There were two challenging water crossings of the small rivulet in this section, and one was quite difficult. Then we suddenly came upon the mini-waterfall that I hadn’t noticed for more than 50 years (first photo). It will likely dry out when upper Davy Brown Creek recedes under the hot blasts of summer sun in the backcountry.
It’s a lesson in diamonds right before your eyes, but you cannot see them for the dust and little screens and drifting leaves of accustomed memory. That low waterfall a few hundred yards up the stream from camp has been there off and on, depending on the recent rainfalls, for thousands of years. I’ve nearly always hiked up the Davy Brown Trail in Fir Canyon, although that is now compromised by poor trail conditions.
4.1.1.
Driving directions to Davy Brown Camp and Nira Trailhead: Highway 154 to Armour Ranch Road at the Santa Ynez River bridge. Turn right.
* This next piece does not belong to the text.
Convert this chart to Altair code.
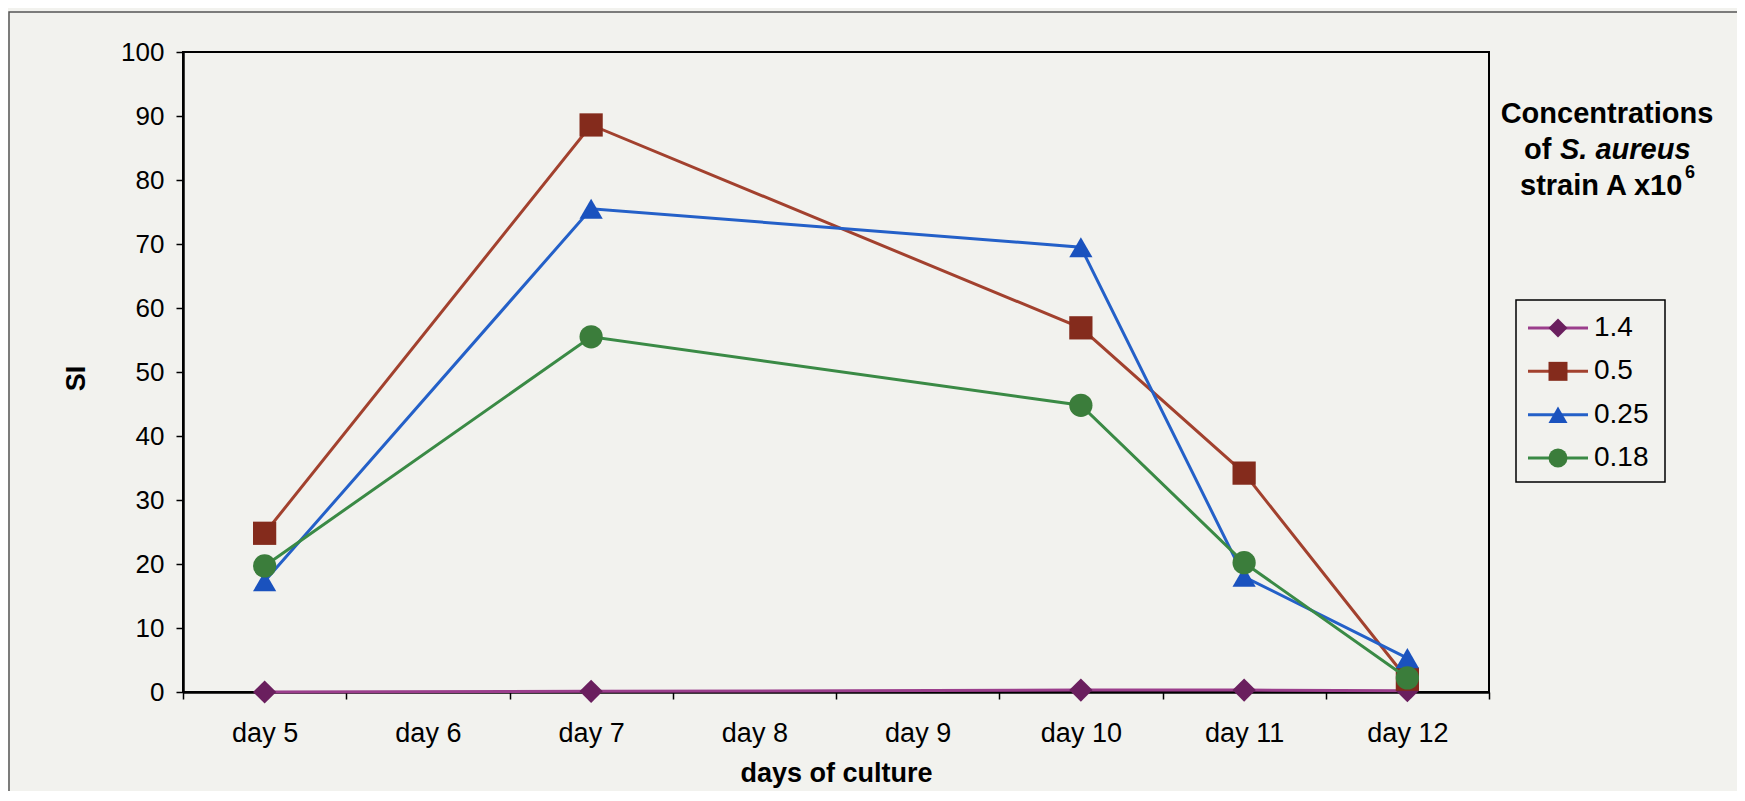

In about two miles, turn right again on Happy Canyon Road, which becomes Sunset Valley Road at the signed Cachuma Saddle, and drive to signed Davy Brown Camp; Nira Trailhead (and Camp) is another mile or so and the road stops there. It’s about 47 miles.
The one-day shuttle: Drive to Nira from Davy Brown Camp (you have set up your overnight there already) and begin hiking east (northeast) for one mile to Lost Valley Camp. Upon your return to Nira, drive the one mile back to your Davy Brown Camp site for the overnight. Check the fire conditions and whether campfires are allowed here. At Forest Service Davy Brown Camp, the self-charge is $30 a night; there are envelopes for deposit.